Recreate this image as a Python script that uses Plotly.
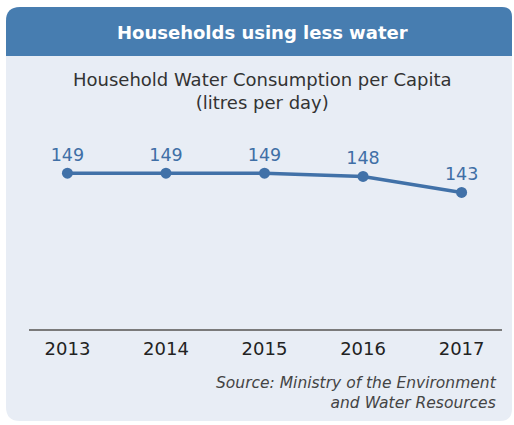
import plotly.graph_objects as go

years = ["2013", "2014", "2015", "2016", "2017"]
consumption = [149, 149, 149, 148, 143]

W, H = 514, 425
FONT = "DejaVu Sans, sans-serif"

def px(x):
    return x / W

def py(y):
    return 1 - y / H

def rounded_path(x0, y0, x1, y1, rtl, rtr, rbr, rbl):
    p = []
    p.append(f"M {px(x0 + rtl)},{py(y0)}")
    p.append(f"L {px(x1 - rtr)},{py(y0)}")
    p.append(f"Q {px(x1)},{py(y0)} {px(x1)},{py(y0 + rtr)}")
    p.append(f"L {px(x1)},{py(y1 - rbr)}")
    p.append(f"Q {px(x1)},{py(y1)} {px(x1 - rbr)},{py(y1)}")
    p.append(f"L {px(x0 + rbl)},{py(y1)}")
    p.append(f"Q {px(x0)},{py(y1)} {px(x0)},{py(y1 - rbl)}")
    p.append(f"L {px(x0)},{py(y0 + rtl)}")
    p.append(f"Q {px(x0)},{py(y0)} {px(x0 + rtl)},{py(y0)}")
    p.append("Z")
    return " ".join(p)

fig = go.Figure()
fig.add_trace(go.Scatter(
    x=list(range(len(years))), y=consumption,
    mode="lines+markers+text",
    text=[str(v) for v in consumption],
    textposition="top center",
    textfont=dict(family=FONT, size=17.5, color="#3f6fa6"),
    line=dict(color="#4171a8", width=3.5),
    marker=dict(color="#4171a8", size=11),
    cliponaxis=False,
    hoverinfo="skip",
))

shapes = [
    dict(type="path", xref="paper", yref="paper", layer="below",
         path=rounded_path(6, 7, 512, 421, 14, 10, 12, 14),
         fillcolor="#e8edf5", line=dict(width=0)),
    dict(type="path", xref="paper", yref="paper", layer="below",
         path=rounded_path(6, 7, 512, 56, 14, 10, 0, 0),
         fillcolor="#477db0", line=dict(width=0)),
    dict(type="line", xref="paper", yref="paper", layer="above",
         x0=px(29), x1=px(502), y0=py(330), y1=py(330),
         line=dict(color="#7a7a7a", width=2)),
]

annotations = [
    dict(text="<b>Households using less water</b>", x=px(262), y=py(33),
         xref="paper", yref="paper", showarrow=False, xanchor="center", yanchor="middle",
         font=dict(family=FONT, size=18, color="white")),
    dict(text="Household Water Consumption per Capita<br>(litres per day)",
         x=px(262), y=py(91), xref="paper", yref="paper", showarrow=False,
         xanchor="center", yanchor="middle",
         font=dict(family=FONT, size=18, color="#333333")),
    dict(text="<i>Source: Ministry of the Environment<br>and Water Resources</i>",
         x=px(499), y=py(393), xref="paper", yref="paper", showarrow=False,
         xanchor="right", yanchor="middle", align="right",
         font=dict(family=FONT, size=15.5, color="#444444")),
]

fig.update_layout(
    width=W, height=H,
    margin=dict(l=0, r=0, t=0, b=0),
    paper_bgcolor="white",
    plot_bgcolor="rgba(0,0,0,0)",
    showlegend=False,
    shapes=shapes,
    annotations=annotations,
    xaxis=dict(
        domain=[px(29), px(502)],
        range=[-0.39, 4.41],
        tickmode="array", tickvals=list(range(len(years))), ticktext=years,
        showgrid=False, zeroline=False, showline=False, ticks="",
        tickfont=dict(family=FONT, size=18, color="#222222"),
        ticklabelstandoff=6,
        fixedrange=True,
    ),
    yaxis=dict(
        domain=[py(330), py(138)],
        range=[100, 160],
        visible=False, showgrid=False, zeroline=False,
        fixedrange=True,
    ),
)

fig.write_html("out.html")
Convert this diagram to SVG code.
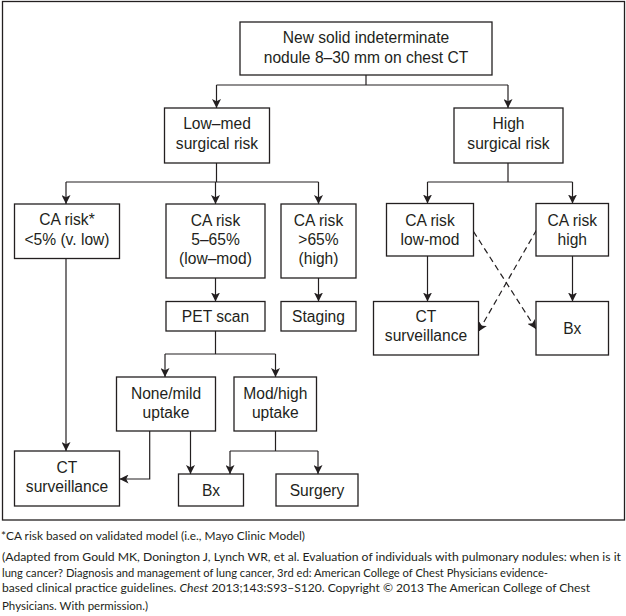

---*---

Without the pictures, restate each entry exactly.

Recreate this image as a Python script that uses Plotly.
import plotly.graph_objects as go

years = ["2013", "2014", "2015", "2016", "2017"]
consumption = [149, 149, 149, 148, 143]

W, H = 514, 425
FONT = "DejaVu Sans, sans-serif"

def px(x):
    return x / W

def py(y):
    return 1 - y / H

def rounded_path(x0, y0, x1, y1, rtl, rtr, rbr, rbl):
    p = []
    p.append(f"M {px(x0 + rtl)},{py(y0)}")
    p.append(f"L {px(x1 - rtr)},{py(y0)}")
    p.append(f"Q {px(x1)},{py(y0)} {px(x1)},{py(y0 + rtr)}")
    p.append(f"L {px(x1)},{py(y1 - rbr)}")
    p.append(f"Q {px(x1)},{py(y1)} {px(x1 - rbr)},{py(y1)}")
    p.append(f"L {px(x0 + rbl)},{py(y1)}")
    p.append(f"Q {px(x0)},{py(y1)} {px(x0)},{py(y1 - rbl)}")
    p.append(f"L {px(x0)},{py(y0 + rtl)}")
    p.append(f"Q {px(x0)},{py(y0)} {px(x0 + rtl)},{py(y0)}")
    p.append("Z")
    return " ".join(p)

fig = go.Figure()
fig.add_trace(go.Scatter(
    x=list(range(len(years))), y=consumption,
    mode="lines+markers+text",
    text=[str(v) for v in consumption],
    textposition="top center",
    textfont=dict(family=FONT, size=17.5, color="#3f6fa6"),
    line=dict(color="#4171a8", width=3.5),
    marker=dict(color="#4171a8", size=11),
    cliponaxis=False,
    hoverinfo="skip",
))

shapes = [
    dict(type="path", xref="paper", yref="paper", layer="below",
         path=rounded_path(6, 7, 512, 421, 14, 10, 12, 14),
         fillcolor="#e8edf5", line=dict(width=0)),
    dict(type="path", xref="paper", yref="paper", layer="below",
         path=rounded_path(6, 7, 512, 56, 14, 10, 0, 0),
         fillcolor="#477db0", line=dict(width=0)),
    dict(type="line", xref="paper", yref="paper", layer="above",
         x0=px(29), x1=px(502), y0=py(330), y1=py(330),
         line=dict(color="#7a7a7a", width=2)),
]

annotations = [
    dict(text="<b>Households using less water</b>", x=px(262), y=py(33),
         xref="paper", yref="paper", showarrow=False, xanchor="center", yanchor="middle",
         font=dict(family=FONT, size=18, color="white")),
    dict(text="Household Water Consumption per Capita<br>(litres per day)",
         x=px(262), y=py(91), xref="paper", yref="paper", showarrow=False,
         xanchor="center", yanchor="middle",
         font=dict(family=FONT, size=18, color="#333333")),
    dict(text="<i>Source: Ministry of the Environment<br>and Water Resources</i>",
         x=px(499), y=py(393), xref="paper", yref="paper", showarrow=False,
         xanchor="right", yanchor="middle", align="right",
         font=dict(family=FONT, size=15.5, color="#444444")),
]

fig.update_layout(
    width=W, height=H,
    margin=dict(l=0, r=0, t=0, b=0),
    paper_bgcolor="white",
    plot_bgcolor="rgba(0,0,0,0)",
    showlegend=False,
    shapes=shapes,
    annotations=annotations,
    xaxis=dict(
        domain=[px(29), px(502)],
        range=[-0.39, 4.41],
        tickmode="array", tickvals=list(range(len(years))), ticktext=years,
        showgrid=False, zeroline=False, showline=False, ticks="",
        tickfont=dict(family=FONT, size=18, color="#222222"),
        ticklabelstandoff=6,
        fixedrange=True,
    ),
    yaxis=dict(
        domain=[py(330), py(138)],
        range=[100, 160],
        visible=False, showgrid=False, zeroline=False,
        fixedrange=True,
    ),
)

fig.write_html("out.html")
Convert this diagram to SVG code.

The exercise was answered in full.